This is actually big news, from a press release from Speaker Pelosi’s office tonight:
CAFE will serve as the cornerstone of the energy legislation that will be on the House floor next week. We will achieve the major goal of increasing vehicle efficiency standards to 35 miles per gallon in 2020, marking an historic advancement in our efforts in the Congress to address our energy security and laying strong groundwork for climate legislation next year. We are confident that this final product will win the support of the environmental, labor and manufacturing communities.
This landmark energy legislation will offer the automobile industry the certainty it needs, while offering flexibility to automakers and ensuring we keep American manufacturing jobs and continued domestic production of smaller vehicles.
There was concern that as long as Rep. Dingell (D-Auto) was chair of the Energy and Commerce Committee, a good CAFE standard would be hard to get. And by concern, I mean dread. And by hard to get, I mean that everyone assumed they’d be impossible to squeeze past him. Even though every voting demographic in his district supports higher mileage standards.

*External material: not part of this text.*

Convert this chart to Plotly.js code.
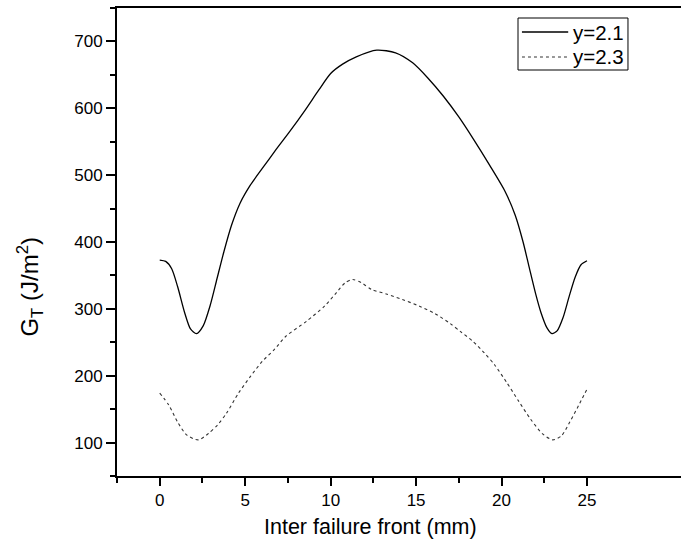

Consider it an early Yuletide miracle. Let’s hope it gets matched by another one, and this provision makes it into the Senate version and out of conference.
I’m finding it hard to get too excited by the prospect of cars in 2020 being required to get the kind of mileage I get today from my 2006 Beetle. The ’79 Rabbit I drove in college got 40-45 mpg.
Yes, it’s great that this will put the squeeze on the manufacturers of SUVs, but we are talking about a standard that will, by 2020, mandate a level of performance that’s actually lower than cheap German subcompacts got forty years earlier.
This doesn’t change our course away from the precipice; it’s just tapping the brakes a little.
They did what they could. We’ll try again next year.
It’s at least a better floor, and better than they’ve been able to do for a couple decades.
It’s a step in the right direction, yes. I certainly didn’t mean to imply otherwise — just that a lot more steps need to be taken for it to matter much.
This is illustrative.
According to Geov Parrish, China’s standard is already 40 mph.